-- Begin Information supplied --
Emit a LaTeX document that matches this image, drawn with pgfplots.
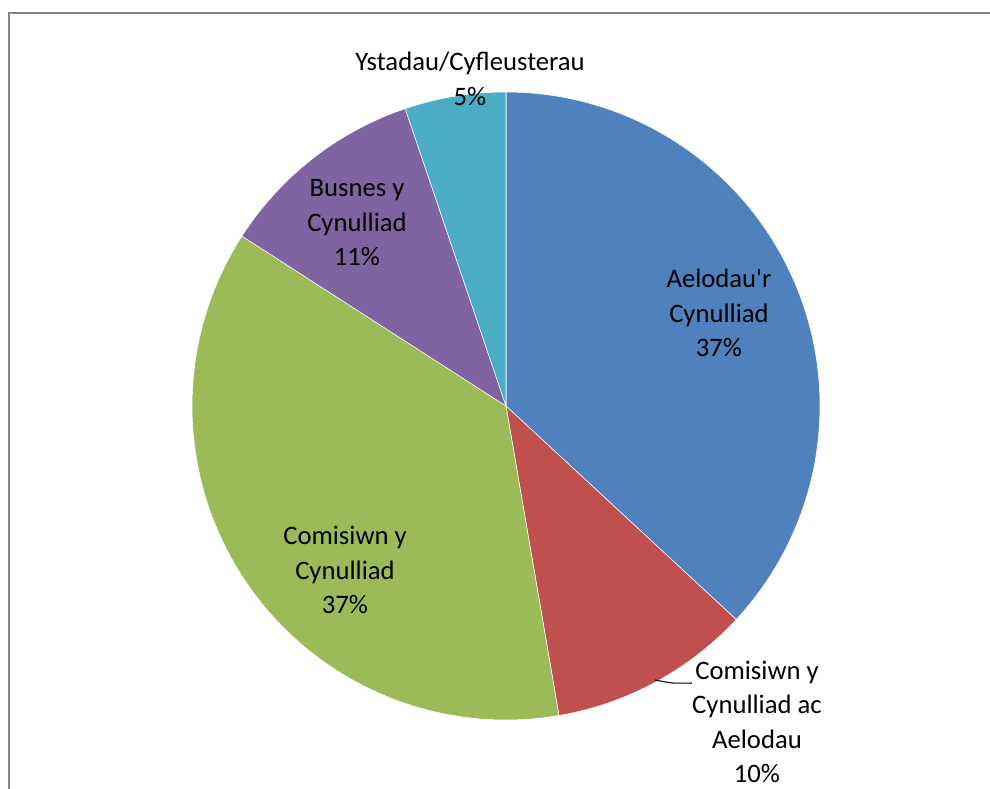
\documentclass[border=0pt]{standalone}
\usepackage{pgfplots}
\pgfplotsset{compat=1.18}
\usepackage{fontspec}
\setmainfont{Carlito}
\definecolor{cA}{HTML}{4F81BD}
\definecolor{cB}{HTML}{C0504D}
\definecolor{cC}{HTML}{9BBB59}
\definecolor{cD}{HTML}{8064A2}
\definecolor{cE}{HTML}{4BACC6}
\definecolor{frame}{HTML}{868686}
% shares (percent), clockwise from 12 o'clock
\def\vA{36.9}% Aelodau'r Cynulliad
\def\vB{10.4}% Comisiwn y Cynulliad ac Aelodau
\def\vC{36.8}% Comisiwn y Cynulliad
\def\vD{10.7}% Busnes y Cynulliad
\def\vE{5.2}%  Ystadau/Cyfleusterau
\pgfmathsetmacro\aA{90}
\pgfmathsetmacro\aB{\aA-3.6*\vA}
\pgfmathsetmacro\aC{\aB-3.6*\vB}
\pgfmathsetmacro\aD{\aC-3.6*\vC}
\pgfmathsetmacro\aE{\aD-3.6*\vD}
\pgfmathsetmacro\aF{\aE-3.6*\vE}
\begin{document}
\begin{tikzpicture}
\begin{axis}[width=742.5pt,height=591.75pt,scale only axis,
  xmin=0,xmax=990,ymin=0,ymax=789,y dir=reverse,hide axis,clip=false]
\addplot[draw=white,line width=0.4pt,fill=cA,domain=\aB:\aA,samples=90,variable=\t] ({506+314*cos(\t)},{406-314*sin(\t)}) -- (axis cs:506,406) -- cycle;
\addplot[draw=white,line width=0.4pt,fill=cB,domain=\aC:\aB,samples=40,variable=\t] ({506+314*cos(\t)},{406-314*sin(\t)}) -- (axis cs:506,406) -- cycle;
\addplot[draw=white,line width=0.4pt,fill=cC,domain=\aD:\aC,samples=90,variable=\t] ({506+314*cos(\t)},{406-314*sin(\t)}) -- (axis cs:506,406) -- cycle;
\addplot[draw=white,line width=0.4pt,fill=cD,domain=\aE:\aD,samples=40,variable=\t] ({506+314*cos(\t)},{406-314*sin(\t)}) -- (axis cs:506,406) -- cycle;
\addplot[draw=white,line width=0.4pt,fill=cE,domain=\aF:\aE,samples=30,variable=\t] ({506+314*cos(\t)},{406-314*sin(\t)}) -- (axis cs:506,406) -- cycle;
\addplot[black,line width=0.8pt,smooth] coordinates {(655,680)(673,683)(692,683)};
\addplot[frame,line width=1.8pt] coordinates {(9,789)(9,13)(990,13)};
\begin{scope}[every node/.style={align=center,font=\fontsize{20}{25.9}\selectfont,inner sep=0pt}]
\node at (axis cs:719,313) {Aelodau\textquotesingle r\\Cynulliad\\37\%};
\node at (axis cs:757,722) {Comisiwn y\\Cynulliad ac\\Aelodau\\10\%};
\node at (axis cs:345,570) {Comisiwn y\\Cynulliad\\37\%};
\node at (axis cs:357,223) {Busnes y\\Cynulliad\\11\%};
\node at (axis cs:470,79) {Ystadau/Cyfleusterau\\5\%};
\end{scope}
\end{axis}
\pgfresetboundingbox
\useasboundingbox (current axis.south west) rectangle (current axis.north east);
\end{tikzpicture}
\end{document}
-- End Information supplied --
#### [Exercise requirements]
Quote the full listing above word for word; exclude every picture from the copy.

#### [Task result]
Emit a LaTeX document that matches this image, drawn with pgfplots.
\documentclass[border=0pt]{standalone}
\usepackage{pgfplots}
\pgfplotsset{compat=1.18}
\usepackage{fontspec}
\setmainfont{Carlito}
\definecolor{cA}{HTML}{4F81BD}
\definecolor{cB}{HTML}{C0504D}
\definecolor{cC}{HTML}{9BBB59}
\definecolor{cD}{HTML}{8064A2}
\definecolor{cE}{HTML}{4BACC6}
\definecolor{frame}{HTML}{868686}
% shares (percent), clockwise from 12 o'clock
\def\vA{36.9}% Aelodau'r Cynulliad
\def\vB{10.4}% Comisiwn y Cynulliad ac Aelodau
\def\vC{36.8}% Comisiwn y Cynulliad
\def\vD{10.7}% Busnes y Cynulliad
\def\vE{5.2}%  Ystadau/Cyfleusterau
\pgfmathsetmacro\aA{90}
\pgfmathsetmacro\aB{\aA-3.6*\vA}
\pgfmathsetmacro\aC{\aB-3.6*\vB}
\pgfmathsetmacro\aD{\aC-3.6*\vC}
\pgfmathsetmacro\aE{\aD-3.6*\vD}
\pgfmathsetmacro\aF{\aE-3.6*\vE}
\begin{document}
\begin{tikzpicture}
\begin{axis}[width=742.5pt,height=591.75pt,scale only axis,
  xmin=0,xmax=990,ymin=0,ymax=789,y dir=reverse,hide axis,clip=false]
\addplot[draw=white,line width=0.4pt,fill=cA,domain=\aB:\aA,samples=90,variable=\t] ({506+314*cos(\t)},{406-314*sin(\t)}) -- (axis cs:506,406) -- cycle;
\addplot[draw=white,line width=0.4pt,fill=cB,domain=\aC:\aB,samples=40,variable=\t] ({506+314*cos(\t)},{406-314*sin(\t)}) -- (axis cs:506,406) -- cycle;
\addplot[draw=white,line width=0.4pt,fill=cC,domain=\aD:\aC,samples=90,variable=\t] ({506+314*cos(\t)},{406-314*sin(\t)}) -- (axis cs:506,406) -- cycle;
\addplot[draw=white,line width=0.4pt,fill=cD,domain=\aE:\aD,samples=40,variable=\t] ({506+314*cos(\t)},{406-314*sin(\t)}) -- (axis cs:506,406) -- cycle;
\addplot[draw=white,line width=0.4pt,fill=cE,domain=\aF:\aE,samples=30,variable=\t] ({506+314*cos(\t)},{406-314*sin(\t)}) -- (axis cs:506,406) -- cycle;
\addplot[black,line width=0.8pt,smooth] coordinates {(655,680)(673,683)(692,683)};
\addplot[frame,line width=1.8pt] coordinates {(9,789)(9,13)(990,13)};
\begin{scope}[every node/.style={align=center,font=\fontsize{20}{25.9}\selectfont,inner sep=0pt}]
\node at (axis cs:719,313) {Aelodau\textquotesingle r\\Cynulliad\\37\%};
\node at (axis cs:757,722) {Comisiwn y\\Cynulliad ac\\Aelodau\\10\%};
\node at (axis cs:345,570) {Comisiwn y\\Cynulliad\\37\%};
\node at (axis cs:357,223) {Busnes y\\Cynulliad\\11\%};
\node at (axis cs:470,79) {Ystadau/Cyfleusterau\\5\%};
\end{scope}
\end{axis}
\pgfresetboundingbox
\useasboundingbox (current axis.south west) rectangle (current axis.north east);
\end{tikzpicture}
\end{document}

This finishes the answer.